SATURDAY, 2nd FEBRUARY – Last week, Tilgate’s struggling academy school Thomas Bennett Community College was officially marked down by the Department for Education as one of 382 secondary schools failing to meet the government’s minimum standard.

Mismanagement and repeated cuts handed down by The Kemnal Academies Trust (TKAT) are likely to have contributed to the assessment result.

Crawley’s Labour Party continues its call for the school to be returned to public hands at the first opportunity, a demand that has become increasingly popular among Crawley residents as well as teachers, pupils and parents.

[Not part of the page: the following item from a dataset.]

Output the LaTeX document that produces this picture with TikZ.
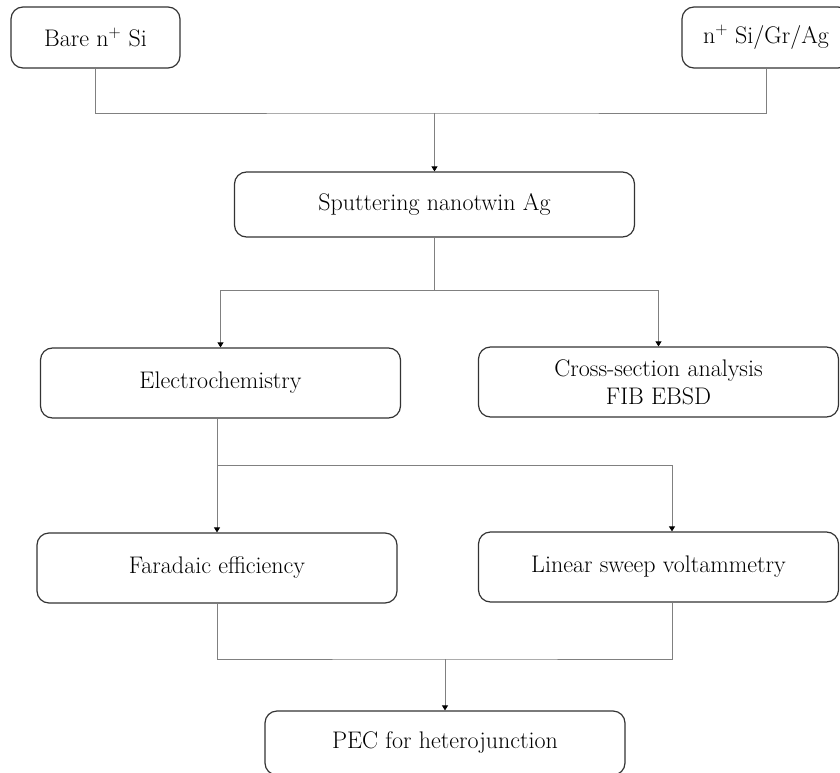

With the full support of Crawley Labour, hundreds of Crawley residents marched through the town centre last summer in protest of a series of cuts planned by TKAT. It became the largest protest the town had seen in decades.

To date, thousands of concerned members of the public have signed different petitions calling for the return of Thomas Bennett to local authority control and for the school to be properly funded. Crawley Labour wholeheartedly endorses both aims.

Council Leader Peter Lamb said: ‘Thomas Bennett was once one of the best value added schools in West Sussex, it’s a very sad day to see how far it has fallen since academisation. No parent in Crawley should be forced to send their child to a failing school. The public must now be given back control over Thomas Bennett, to make the school accountable to the community once more.’

Ms. Kiran Khan is a former Thomas Bennett pupil who worked on the Save Thomas Bennett Campaign, and is now standing to be Labour Borough Councillor for Tilgate in May’s local elections.

Kiran Khan said: ‘Thomas Bennett Community College was widely recognised as a good school before it became an academy. So many parents, teachers and former pupils have spoken to me about their fond memories of the school. If we want to turn back the clock to better days, returning the school to local authority control is how to do it.’

3,297 schools and academies in England are subject to the government’s standard, a performance threshold with a particular focus on English and Maths. Thomas Bennett is one of 382 schools to have failed to achieve sufficient progress.

Crawley Labour says the answer to the disastrous academisation of  Thomas Bennett is to return the school to public control, so that its management is directly answerable to Crawley’s voters.